In their paper, Rauscher and Hinton instead take up a different theme: actually learning an instrument. Though they again caution against leaping to conclusions, they point out numerous benefits that may result from instrumental tuition, including "reflective and analytical skills", "spatial-temporal cognition" and "visuospatial skills": that is, there may be lasting benefits in the technical skills and routine that you develop when you learn how to play music for yourself. Research in this area is a lot more convincing than it ever was for the Mozart Effect.

Another point Rauscher and Hinton make is also worth remembering. Several studies, they write, suggest "that the Mozart effect is largely due to arousal or mood rather than to Mozart or the specific composition" – it's not to do with the music as such, but how the music makes us feel. That takes the debate far away from the idea that the spirit of Mozart is hovering over us all, showering us benevolently with IQ points. Instead, it suggests something that seems altogether more plausible: if music makes us happier, it does us good.

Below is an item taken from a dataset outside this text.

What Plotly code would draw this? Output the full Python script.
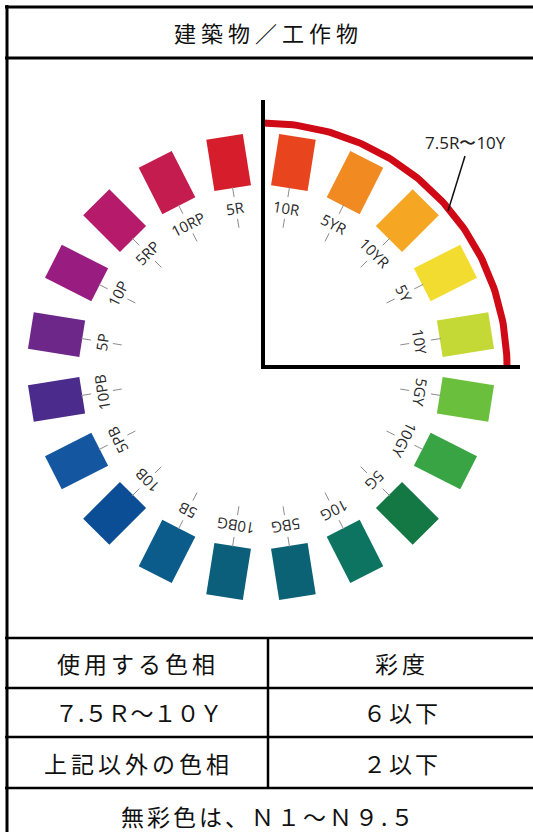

Does listening to classical music really make you smarter, then? As far as science is confirmed, the answer is an emphatic "not really". But that may not be the most important point. Is science really the best way to describe something as mysterious – even "magical" – as our relationship with music? Here's one idea, albeit an unscientific one, that we can perhaps all get behind: listening to music is good for the soul. Which, in turn, will make everything you do – from raising a hyperintelligent child to sitting an IQ test – seem just that little bit easier.